こうした事態を防ぐ方法として、空調設備の設置により温度変動を最小限に抑えること、異常時には自動的に警報を発し運転を制御できる監視体制を構築しておくこと、などの方法が挙げられます。

危険物の品質維持

危険物の中には、一定以上の低温で結晶化して使用できなくなってしまうものや、逆に温度が上昇すると自己反応が進行して発火の危険性が高まるものがあります。品質維持のため、温度の低下や上昇を抑え適正な温度を保つことが重要となります。
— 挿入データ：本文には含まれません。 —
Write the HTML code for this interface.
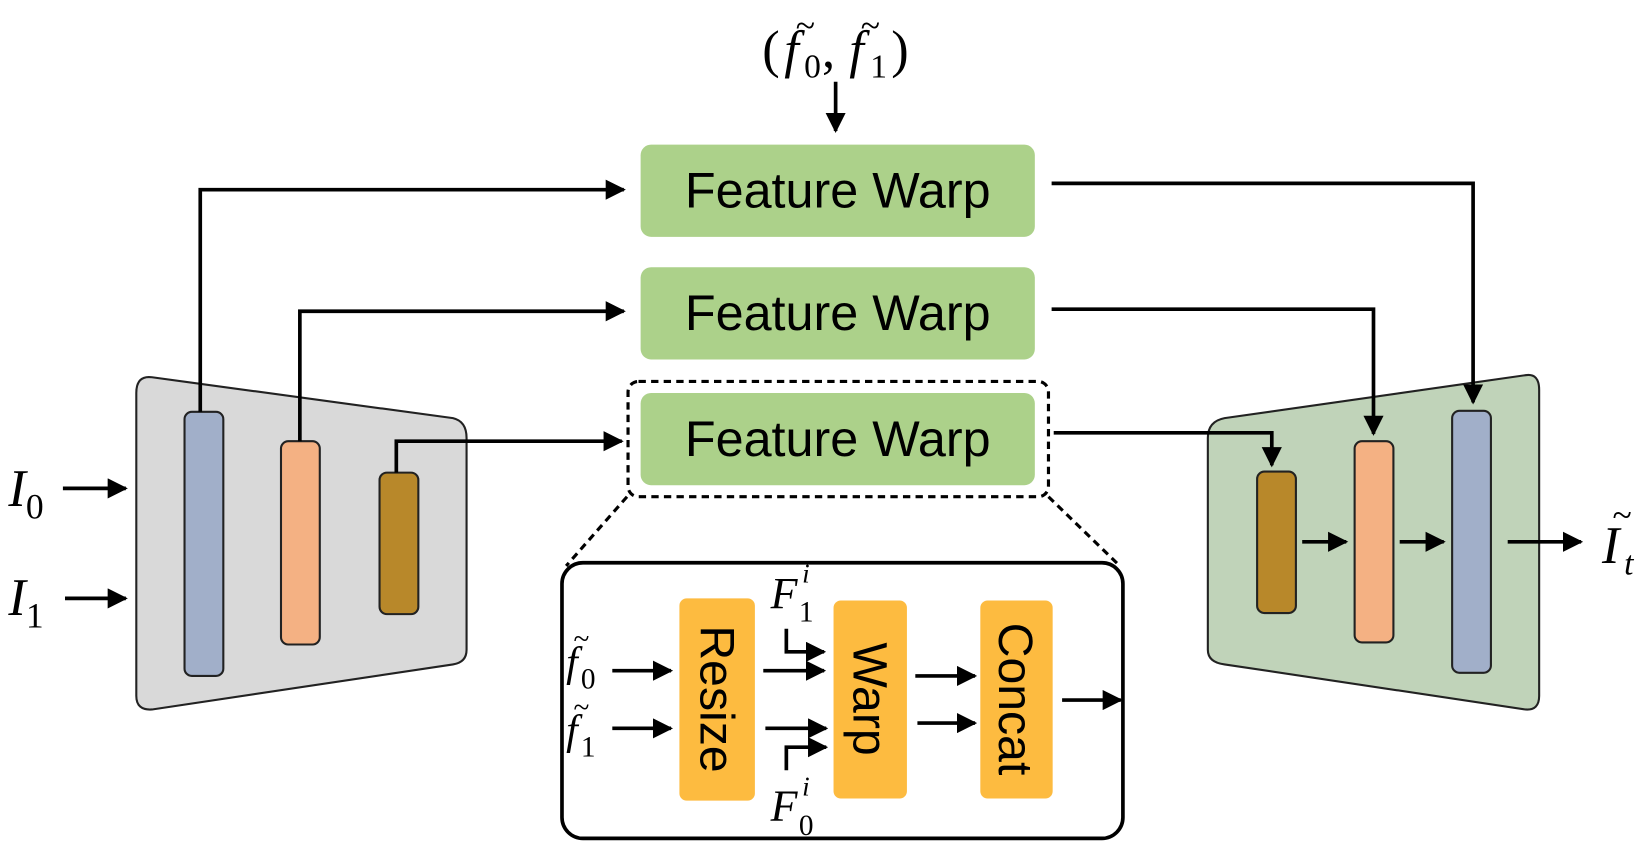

特に長期保管においては、微小な温度変動が蓄積して影響を与える可能性もあるので、日々の倉庫内の温度確認や適性温度から逸れた場合の対応なども考えておくとよいでしょう。

倉庫内の温度を確認する方法

温度管理の方法としては、IoT対応の温度センサーを倉庫内の各所に配置し、BMS(ビル管理システム)と連携させて、わずかな温度変化にも検知できるようにする方法が挙げられます。異常があればスマートフォンやPCに即時通知が届くので、遠隔からでも状況を把握し、素早い初期対応が可能となるでしょう。

温度管理の方式

定温保管

定温保管とは、あらかじめ決めた一定の温度帯を保ちながら倉庫内を管理する方法です。一般的には空調設備としっかりした断熱材を組み合わせて、±1℃以内の温度変動に抑え、危険物の化学反応や性質の変化を防ぐ保管方法です。特に発火点や融点がはっきりしている引火性液体(第四類)や自己反応性物質(第五類)、有機過酸化物などの保管に向いています。

冷却保管

倉庫内を危険物の自己反応が始まる温度よりも低く保つ方法です。自然発火性物質(第三類)や低融点の化合物は、粉体や液体が勝手に発火したり変質したりしやすいため、冷水や専用の冷却ユニットなどを用いて、温度が上がらないよう冷却し続けます。

冷却回路が故障した場合に備え、別の回路に自動で切り替わる仕組みを入れることで、さらに安全性を高めることもできるでしょう。

加温保管

加温保管は低温で固まりやすい物質を扱うときに用いられます。第一類や第二類の可燃性固体は低温下で結晶化や粘度の上昇が起こりやすいので、庫内に電気ヒーターや蒸気管を設置して温度の低下を防ぎます。温度ムラを防ぐために複数のセンサーを使い、局所的に熱くなりすぎないよう自動で温度調整を行うことも重要です。

設備設計のポイント

空調システムを二系統設置

コンプレッサーや冷却水ポンプを並列構成するなど、空調回路を二系統用意することで、どちらかが止まってももう一方で温度制御が続けられるようになります。また、非常用電源に接続して停電時でも一定時間動作できるようにすることも大切です。

倉庫の断熱性

建物全体の断熱性能も重要です。外壁や屋根、出入口には高性能断熱材を入れ、断熱塗装や遮熱シートで日射をはね返すなどの対策を行うとよいでしょう。特に天井には厚さ100mm以上の断熱パネルを使い、外気の影響を遮断することで空調負荷を下げ、エネルギー消費を抑えることもできます。

その他危険物の保管で重要となる要素

倉庫の換気性

可燃性ガスや蒸気を速やかに排出しつつ外気が入りすぎないよう、局所排気と全体換気を組み合わせて庫内を0〜−10Paの負圧に保ちましょう。

結露対策

湿度管理も温度と同じくらい重要です。結露が発生すると金属機器や化学物質の腐食・劣化などのリスクがあるため、冷却エリアでは相対湿度を60%以下に保つなどの方法で結露を防ぎましょう。

デシカント式除湿機やヒートパイプ式ドライヤーを組み合わせる、結露しやすい部分には断熱材やヒーターラインを施工して局所的な温度差をなくすなどの対策を行うとよいでしょう。